Family judges are always encouraged to listen to the ‘voice of the child’ but, in cases that may be highly distressing, is it right that children should give oral evidence and be subject to cross-examination? As a High Court ruling showed, the answer to that question requires, in each case, the striking of a delicate balance.
At a forthcoming trial, a judge was required to make findings as to the circumstances in which a young child suffered life-changing injuries. An issue arose as to whether the child’s three older siblings – aged 15, 14 and 13 – should give oral evidence. All of them were present in the family home when the injuries were sustained.
Ruling on the matter, the Court noted that the primary objective was to achieve a fair trial. The evidence that the children would give was likely to be of real forensic value and the outcome of the fact-finding hearing would change their lives forever. On the other hand, there was a risk that the experience of giving evidence would be detrimental to the children’s welfare and ongoing family relationships.
The older children had been assessed as competent to instruct their own solicitors but the youngest had not.

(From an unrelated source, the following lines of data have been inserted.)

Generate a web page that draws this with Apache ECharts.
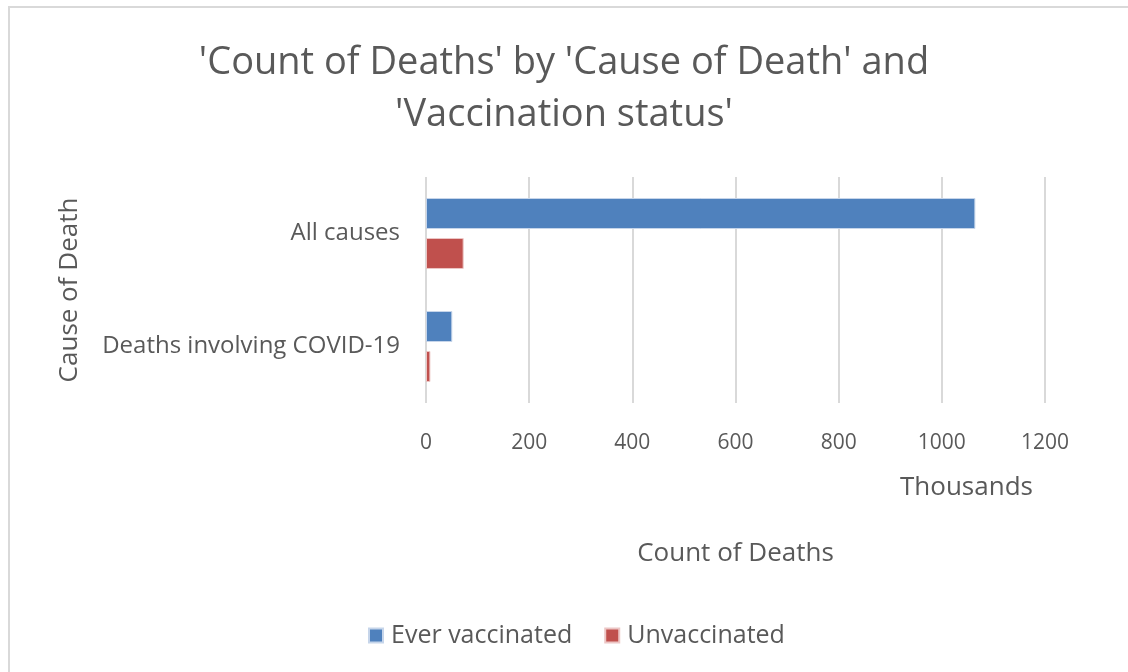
<!DOCTYPE html>
<html>
<head>
<meta charset="utf-8">
<script src="https://cdn.jsdelivr.net/npm/echarts@6/dist/echarts.min.js"></script>
<style>
  html, body { margin: 0; padding: 0; background: #ffffff; }
  #chart { width: 1128px; height: 672px; }
</style>
</head>
<body>
<div id="chart"></div>
<script>
// Deaths by cause, split by vaccination status (values in thousands)
const causes = ['All causes', 'Deaths involving COVID-19'];
const everVaccinated = [1065, 51];
const unvaccinated = [73, 8.5];
const xTicks = { min: 0, max: 1200, interval: 200 };

const FONT = 'Open Sans';
const GREY = '#595959';

const chart = echarts.init(document.getElementById('chart'));
chart.setOption({
  animation: false,
  backgroundColor: '#ffffff',
  textStyle: { fontFamily: FONT },
  title: {
    text: "'Count of Deaths' by 'Cause of Death' and\n'Vaccination status'",
    left: 'center',
    top: 32,
    textStyle: { fontFamily: FONT, fontSize: 38, fontWeight: 'normal', color: GREY, lineHeight: 52 }
  },
  legend: {
    bottom: 24,
    left: 368,
    padding: 0,
    itemWidth: 14,
    itemHeight: 14,
    itemGap: 32,
    icon: 'rect',
    textStyle: { fontFamily: FONT, fontSize: 25, color: GREY, padding: [0, 0, 0, 3] }
  },
  grid: { left: 426, right: 83, top: 177, bottom: 269 },
  xAxis: {
    type: 'value',
    min: xTicks.min,
    max: xTicks.max,
    interval: xTicks.interval,
    name: 'Count of Deaths',
    nameLocation: 'middle',
    nameGap: 138,
    nameTextStyle: { fontFamily: FONT, fontSize: 26, color: GREY },
    axisLine: { show: false },
    axisTick: { show: false },
    axisLabel: { fontFamily: FONT, fontSize: 21, color: GREY, margin: 30, formatter: v => String(v) },
    splitLine: { lineStyle: { color: '#d9d9d9', width: 2 } }
  },
  yAxis: {
    type: 'category',
    data: causes,
    inverse: true,
    name: 'Cause of Death',
    nameLocation: 'middle',
    nameRotate: 90,
    nameGap: 343,
    nameTextStyle: { fontFamily: FONT, fontSize: 26, color: GREY },
    axisLine: { show: false },
    axisTick: { show: false },
    axisLabel: { fontFamily: FONT, fontSize: 24, color: GREY, margin: 26 }
  },
  series: [
    {
      name: 'Ever vaccinated',
      type: 'bar',
      data: everVaccinated,
      barWidth: 31,
      barGap: '29%',
      itemStyle: { color: '#4f81bd', borderColor: '#c6d5ea', borderWidth: 1 }
    },
    {
      name: 'Unvaccinated',
      type: 'bar',
      data: unvaccinated,
      barWidth: 31,
      barGap: '29%',
      itemStyle: { color: '#c0504d', borderColor: '#ecc6c5', borderWidth: 1 }
    }
  ],
  graphic: [
    {
      type: 'rect',
      silent: true,
      shape: { x: 9, y: 7, width: 1140, height: 700 },
      style: { fill: 'none', stroke: '#d9d9d9', lineWidth: 2 }
    },
    {
      type: 'text',
      left: 900,
      top: 475,
      style: { text: 'Thousands', fontFamily: FONT, fontSize: 26, fill: GREY }
    }
  ]
});
</script>
</body>
</html>
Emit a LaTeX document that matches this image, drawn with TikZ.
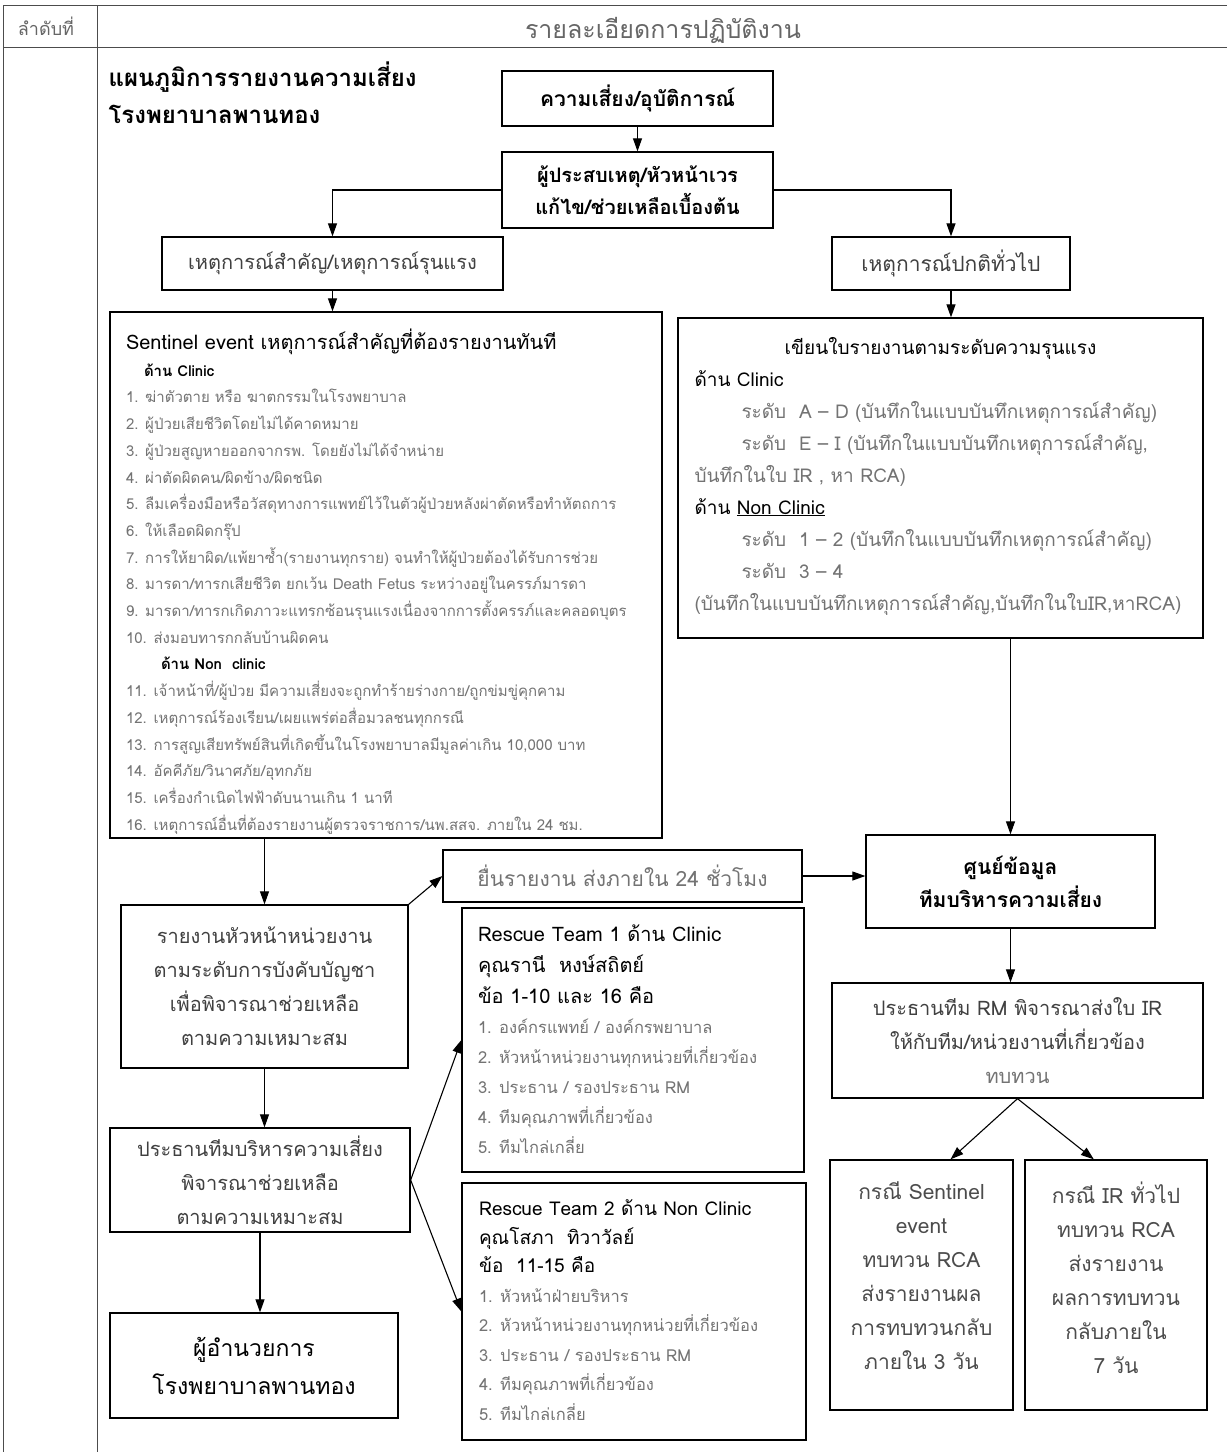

It was clear, however, that all three wanted to give oral evidence so that their voices would be heard. They were bright youngsters and the process of giving evidence had been carefully explained to them.
Weighing up all the factors, the Court concluded that it was appropriate that all three children be called to give evidence. Careful measures would be taken to minimise the potential trauma of the experience. They would not be subject to ‘Old Bailey-style’ cross-examination and their evidence would be recorded before they underwent questioning in court. They would additionally be invited to meet the judge in private the day before giving their evidence.